**Data lines**

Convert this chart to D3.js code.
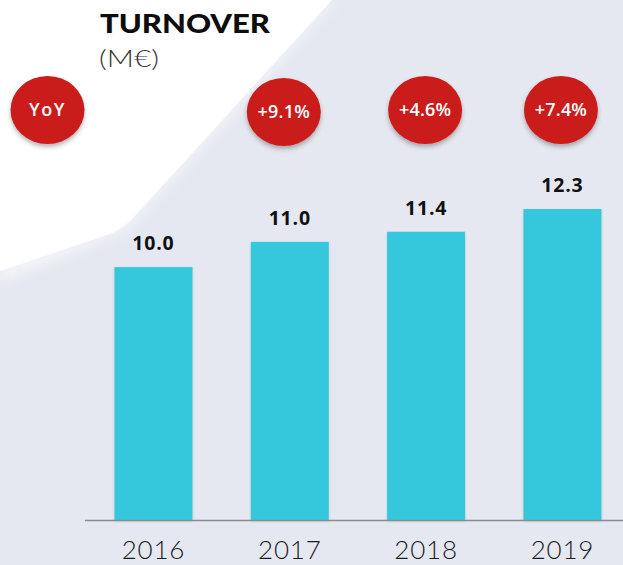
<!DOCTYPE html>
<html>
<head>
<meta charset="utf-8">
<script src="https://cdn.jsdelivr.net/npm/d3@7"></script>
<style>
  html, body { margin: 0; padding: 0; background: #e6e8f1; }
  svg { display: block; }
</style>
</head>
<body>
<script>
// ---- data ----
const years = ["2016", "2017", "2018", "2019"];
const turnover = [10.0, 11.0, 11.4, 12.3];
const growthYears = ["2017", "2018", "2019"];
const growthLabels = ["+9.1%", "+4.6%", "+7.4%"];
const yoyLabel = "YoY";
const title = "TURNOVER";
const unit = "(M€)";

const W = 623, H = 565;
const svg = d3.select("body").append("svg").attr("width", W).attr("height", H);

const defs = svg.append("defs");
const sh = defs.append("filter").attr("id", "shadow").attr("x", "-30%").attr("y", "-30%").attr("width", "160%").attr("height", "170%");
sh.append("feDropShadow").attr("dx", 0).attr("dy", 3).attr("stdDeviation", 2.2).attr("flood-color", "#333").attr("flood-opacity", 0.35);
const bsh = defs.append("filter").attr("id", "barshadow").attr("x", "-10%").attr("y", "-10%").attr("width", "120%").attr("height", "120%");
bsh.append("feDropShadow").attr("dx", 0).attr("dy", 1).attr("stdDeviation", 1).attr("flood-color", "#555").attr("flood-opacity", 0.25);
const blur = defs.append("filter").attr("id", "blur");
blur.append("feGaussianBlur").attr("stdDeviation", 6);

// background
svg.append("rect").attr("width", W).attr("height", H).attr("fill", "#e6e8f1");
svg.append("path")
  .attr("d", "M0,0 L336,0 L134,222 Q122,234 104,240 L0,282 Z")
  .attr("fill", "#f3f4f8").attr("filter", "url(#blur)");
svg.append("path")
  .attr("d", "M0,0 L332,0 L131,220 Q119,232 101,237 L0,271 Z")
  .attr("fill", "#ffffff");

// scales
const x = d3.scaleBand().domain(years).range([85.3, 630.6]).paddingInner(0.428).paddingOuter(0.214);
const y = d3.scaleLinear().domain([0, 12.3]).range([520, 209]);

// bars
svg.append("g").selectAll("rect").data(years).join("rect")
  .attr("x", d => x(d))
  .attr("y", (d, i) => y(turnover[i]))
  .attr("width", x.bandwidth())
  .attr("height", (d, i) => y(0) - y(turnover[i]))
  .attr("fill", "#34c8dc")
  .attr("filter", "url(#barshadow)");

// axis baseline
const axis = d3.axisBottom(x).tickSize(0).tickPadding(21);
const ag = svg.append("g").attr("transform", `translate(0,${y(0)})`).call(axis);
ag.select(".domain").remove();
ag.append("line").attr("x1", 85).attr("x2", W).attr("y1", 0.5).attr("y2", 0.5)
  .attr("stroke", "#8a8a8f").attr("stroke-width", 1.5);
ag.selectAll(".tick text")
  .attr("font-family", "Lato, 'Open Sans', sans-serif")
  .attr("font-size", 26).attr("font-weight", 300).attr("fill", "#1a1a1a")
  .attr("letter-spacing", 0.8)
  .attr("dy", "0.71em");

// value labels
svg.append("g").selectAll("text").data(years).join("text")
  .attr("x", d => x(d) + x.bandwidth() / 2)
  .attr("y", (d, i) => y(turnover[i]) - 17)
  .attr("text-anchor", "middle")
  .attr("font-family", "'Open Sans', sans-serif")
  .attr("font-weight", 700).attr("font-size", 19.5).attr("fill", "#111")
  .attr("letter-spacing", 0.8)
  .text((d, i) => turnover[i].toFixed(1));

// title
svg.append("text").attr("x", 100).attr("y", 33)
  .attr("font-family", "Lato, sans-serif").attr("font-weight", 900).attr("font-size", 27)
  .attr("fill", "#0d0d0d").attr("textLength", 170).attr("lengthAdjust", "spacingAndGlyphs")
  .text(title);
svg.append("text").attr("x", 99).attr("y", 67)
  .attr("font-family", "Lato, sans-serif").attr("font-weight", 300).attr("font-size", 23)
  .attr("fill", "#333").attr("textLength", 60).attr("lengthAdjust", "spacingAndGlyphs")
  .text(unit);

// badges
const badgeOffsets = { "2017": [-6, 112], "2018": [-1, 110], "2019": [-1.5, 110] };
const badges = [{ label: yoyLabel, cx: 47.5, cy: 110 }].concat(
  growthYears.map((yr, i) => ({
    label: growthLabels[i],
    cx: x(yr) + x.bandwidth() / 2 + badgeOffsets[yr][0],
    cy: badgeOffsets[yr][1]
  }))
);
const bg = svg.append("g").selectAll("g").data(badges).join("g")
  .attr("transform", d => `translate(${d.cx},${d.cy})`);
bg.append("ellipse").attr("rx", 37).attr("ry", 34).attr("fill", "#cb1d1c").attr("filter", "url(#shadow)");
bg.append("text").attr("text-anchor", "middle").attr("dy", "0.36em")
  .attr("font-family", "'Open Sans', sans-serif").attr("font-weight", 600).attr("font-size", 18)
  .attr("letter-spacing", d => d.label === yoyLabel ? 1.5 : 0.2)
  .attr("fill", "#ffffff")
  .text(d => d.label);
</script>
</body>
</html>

**Exercise aim**
Reproduce the whole listing exactly, but not the images in it.

**Output for this task**
Convert this chart to D3.js code.
<!DOCTYPE html>
<html>
<head>
<meta charset="utf-8">
<script src="https://cdn.jsdelivr.net/npm/d3@7"></script>
<style>
  html, body { margin: 0; padding: 0; background: #e6e8f1; }
  svg { display: block; }
</style>
</head>
<body>
<script>
// ---- data ----
const years = ["2016", "2017", "2018", "2019"];
const turnover = [10.0, 11.0, 11.4, 12.3];
const growthYears = ["2017", "2018", "2019"];
const growthLabels = ["+9.1%", "+4.6%", "+7.4%"];
const yoyLabel = "YoY";
const title = "TURNOVER";
const unit = "(M€)";

const W = 623, H = 565;
const svg = d3.select("body").append("svg").attr("width", W).attr("height", H);

const defs = svg.append("defs");
const sh = defs.append("filter").attr("id", "shadow").attr("x", "-30%").attr("y", "-30%").attr("width", "160%").attr("height", "170%");
sh.append("feDropShadow").attr("dx", 0).attr("dy", 3).attr("stdDeviation", 2.2).attr("flood-color", "#333").attr("flood-opacity", 0.35);
const bsh = defs.append("filter").attr("id", "barshadow").attr("x", "-10%").attr("y", "-10%").attr("width", "120%").attr("height", "120%");
bsh.append("feDropShadow").attr("dx", 0).attr("dy", 1).attr("stdDeviation", 1).attr("flood-color", "#555").attr("flood-opacity", 0.25);
const blur = defs.append("filter").attr("id", "blur");
blur.append("feGaussianBlur").attr("stdDeviation", 6);

// background
svg.append("rect").attr("width", W).attr("height", H).attr("fill", "#e6e8f1");
svg.append("path")
  .attr("d", "M0,0 L336,0 L134,222 Q122,234 104,240 L0,282 Z")
  .attr("fill", "#f3f4f8").attr("filter", "url(#blur)");
svg.append("path")
  .attr("d", "M0,0 L332,0 L131,220 Q119,232 101,237 L0,271 Z")
  .attr("fill", "#ffffff");

// scales
const x = d3.scaleBand().domain(years).range([85.3, 630.6]).paddingInner(0.428).paddingOuter(0.214);
const y = d3.scaleLinear().domain([0, 12.3]).range([520, 209]);

// bars
svg.append("g").selectAll("rect").data(years).join("rect")
  .attr("x", d => x(d))
  .attr("y", (d, i) => y(turnover[i]))
  .attr("width", x.bandwidth())
  .attr("height", (d, i) => y(0) - y(turnover[i]))
  .attr("fill", "#34c8dc")
  .attr("filter", "url(#barshadow)");

// axis baseline
const axis = d3.axisBottom(x).tickSize(0).tickPadding(21);
const ag = svg.append("g").attr("transform", `translate(0,${y(0)})`).call(axis);
ag.select(".domain").remove();
ag.append("line").attr("x1", 85).attr("x2", W).attr("y1", 0.5).attr("y2", 0.5)
  .attr("stroke", "#8a8a8f").attr("stroke-width", 1.5);
ag.selectAll(".tick text")
  .attr("font-family", "Lato, 'Open Sans', sans-serif")
  .attr("font-size", 26).attr("font-weight", 300).attr("fill", "#1a1a1a")
  .attr("letter-spacing", 0.8)
  .attr("dy", "0.71em");

// value labels
svg.append("g").selectAll("text").data(years).join("text")
  .attr("x", d => x(d) + x.bandwidth() / 2)
  .attr("y", (d, i) => y(turnover[i]) - 17)
  .attr("text-anchor", "middle")
  .attr("font-family", "'Open Sans', sans-serif")
  .attr("font-weight", 700).attr("font-size", 19.5).attr("fill", "#111")
  .attr("letter-spacing", 0.8)
  .text((d, i) => turnover[i].toFixed(1));

// title
svg.append("text").attr("x", 100).attr("y", 33)
  .attr("font-family", "Lato, sans-serif").attr("font-weight", 900).attr("font-size", 27)
  .attr("fill", "#0d0d0d").attr("textLength", 170).attr("lengthAdjust", "spacingAndGlyphs")
  .text(title);
svg.append("text").attr("x", 99).attr("y", 67)
  .attr("font-family", "Lato, sans-serif").attr("font-weight", 300).attr("font-size", 23)
  .attr("fill", "#333").attr("textLength", 60).attr("lengthAdjust", "spacingAndGlyphs")
  .text(unit);

// badges
const badgeOffsets = { "2017": [-6, 112], "2018": [-1, 110], "2019": [-1.5, 110] };
const badges = [{ label: yoyLabel, cx: 47.5, cy: 110 }].concat(
  growthYears.map((yr, i) => ({
    label: growthLabels[i],
    cx: x(yr) + x.bandwidth() / 2 + badgeOffsets[yr][0],
    cy: badgeOffsets[yr][1]
  }))
);
const bg = svg.append("g").selectAll("g").data(badges).join("g")
  .attr("transform", d => `translate(${d.cx},${d.cy})`);
bg.append("ellipse").attr("rx", 37).attr("ry", 34).attr("fill", "#cb1d1c").attr("filter", "url(#shadow)");
bg.append("text").attr("text-anchor", "middle").attr("dy", "0.36em")
  .attr("font-family", "'Open Sans', sans-serif").attr("font-weight", 600).attr("font-size", 18)
  .attr("letter-spacing", d => d.label === yoyLabel ? 1.5 : 0.2)
  .attr("fill", "#ffffff")
  .text(d => d.label);
</script>
</body>
</html>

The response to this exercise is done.